A Fundação que represento, apresentou projeto ao MinC em 2010, para inclusão social de trezentos menores através da capoeira, com um orçamento de R$74.400,00 e a última posição informada pelo MinC, datada de 09/08/2012, foi um lacônico "encaminhado para análise técnica".

Um outro viés que indica a necessidade de uma unidade é questão simples, ao meu ver, contudo, ainda não se estabeleceu consenso. Me refiro a data Nacional ou Internacional da Capoeira e do Capoeirista.

A Federação Internacional de Capoeira, reunida com seus países membros em Baku, República do Azerbaijão, tendo como presidente um brasileiro, instituiu como 05/07 o Dia Mundial da Capoeira.

No Brasil, deliberou-se como 15/07 o Dia Nacional da Capoeira, por ser a data em que o MinC tombou a capoeira como patrimônio nacional e o comitê olímpico a reconheceu como esporte olímpico.

Tramita um projeto de lei de nº 2858/2008 apensado aos projetos 50/2007 e 5222/2009 que prescreve no art. 10: "fica instituído o Dia Nacional da Capoeira e do Capoeirista a ser comemorado anualmente em 12/09". Contudo, nessa mesma casa legislativa, consta como data oficial o dia 03/10 e 03/08 como o dia do Capoeirista.

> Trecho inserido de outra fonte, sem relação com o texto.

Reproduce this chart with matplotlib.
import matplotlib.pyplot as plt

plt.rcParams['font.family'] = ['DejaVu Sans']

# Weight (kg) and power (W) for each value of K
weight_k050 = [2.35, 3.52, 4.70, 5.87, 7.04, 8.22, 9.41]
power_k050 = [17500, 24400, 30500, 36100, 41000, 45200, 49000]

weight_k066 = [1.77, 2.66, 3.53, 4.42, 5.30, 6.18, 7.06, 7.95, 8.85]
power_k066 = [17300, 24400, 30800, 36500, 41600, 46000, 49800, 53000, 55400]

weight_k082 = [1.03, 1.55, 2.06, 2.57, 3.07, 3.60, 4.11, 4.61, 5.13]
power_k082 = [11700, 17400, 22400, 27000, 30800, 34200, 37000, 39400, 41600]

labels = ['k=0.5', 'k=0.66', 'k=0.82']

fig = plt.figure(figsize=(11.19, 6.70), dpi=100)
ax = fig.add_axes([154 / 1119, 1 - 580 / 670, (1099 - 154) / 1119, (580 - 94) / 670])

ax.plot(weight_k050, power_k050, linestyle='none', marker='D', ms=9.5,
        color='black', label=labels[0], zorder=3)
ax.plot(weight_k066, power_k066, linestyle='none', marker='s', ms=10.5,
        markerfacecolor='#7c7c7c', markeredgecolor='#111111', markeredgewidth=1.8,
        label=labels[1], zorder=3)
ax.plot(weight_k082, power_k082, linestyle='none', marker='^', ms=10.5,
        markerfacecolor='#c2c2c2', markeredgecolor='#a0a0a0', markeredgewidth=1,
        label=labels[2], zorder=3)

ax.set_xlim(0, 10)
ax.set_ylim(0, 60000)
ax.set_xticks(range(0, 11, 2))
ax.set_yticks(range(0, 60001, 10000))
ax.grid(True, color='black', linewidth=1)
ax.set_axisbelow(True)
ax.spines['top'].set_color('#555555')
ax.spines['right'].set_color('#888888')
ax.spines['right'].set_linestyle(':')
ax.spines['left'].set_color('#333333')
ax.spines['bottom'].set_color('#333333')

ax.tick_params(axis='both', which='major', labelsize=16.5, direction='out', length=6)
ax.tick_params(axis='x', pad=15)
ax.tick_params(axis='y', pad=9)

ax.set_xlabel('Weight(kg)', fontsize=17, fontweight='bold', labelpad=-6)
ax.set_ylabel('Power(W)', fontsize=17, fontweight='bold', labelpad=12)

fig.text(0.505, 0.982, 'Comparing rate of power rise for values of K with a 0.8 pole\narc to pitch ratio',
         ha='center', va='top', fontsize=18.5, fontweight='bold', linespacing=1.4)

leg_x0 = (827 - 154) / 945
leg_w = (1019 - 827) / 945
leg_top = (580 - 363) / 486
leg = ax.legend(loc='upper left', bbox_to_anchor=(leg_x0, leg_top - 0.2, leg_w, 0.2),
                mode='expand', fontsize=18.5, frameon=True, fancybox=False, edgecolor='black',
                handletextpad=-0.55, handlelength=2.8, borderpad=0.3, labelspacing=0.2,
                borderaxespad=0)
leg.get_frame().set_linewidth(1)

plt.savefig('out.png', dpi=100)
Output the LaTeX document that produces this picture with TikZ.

Pergunta: a nossa data é 05/07, 15/07, 03/08, 12/09 ou 03/10?

Pode ser que esse seja até um assunto resolvido, mas na pesquisa que fiz a confusão permanece.

Observamos que internamente, além dos aspectos que assolam o mundo globalizado, temos os gerados no nosso território.

Contudo temos muitas coisas positivas sendo construídas e realizadas. 
O que precisamos é conectá-las. 
Precisamos assumir a dianteira nesse movimento e tentar aglutinar os organismos ao redor do mundo.

Os ícones da capoeira, Bimba e Pastinha, desenvolveram a capoeira na Bahia. Daqui ela se irradiou para o Brasil e para o mundo. Os grandes mestres que hoje atuam no cenário nacional e internacional saíram do território baiano. Suas lideranças são incontestáveis. Formaram entidades conhecidas e respeitadas. Desenvolveram discípulos que já têm plano de vôo próprio.
Essas lideranças, juntas, reúnem um poder de persuasão e de convencimento capaz de reordenar a capoeira no mundo.
Esse será o legado que essas lideranças, muitas das quais aqui presentes, deixarão para as gerações futuras.

Para finalizar, com humildade de propósito e alegria no coração, agradeço a oportunidade que me foi concedida. M.O.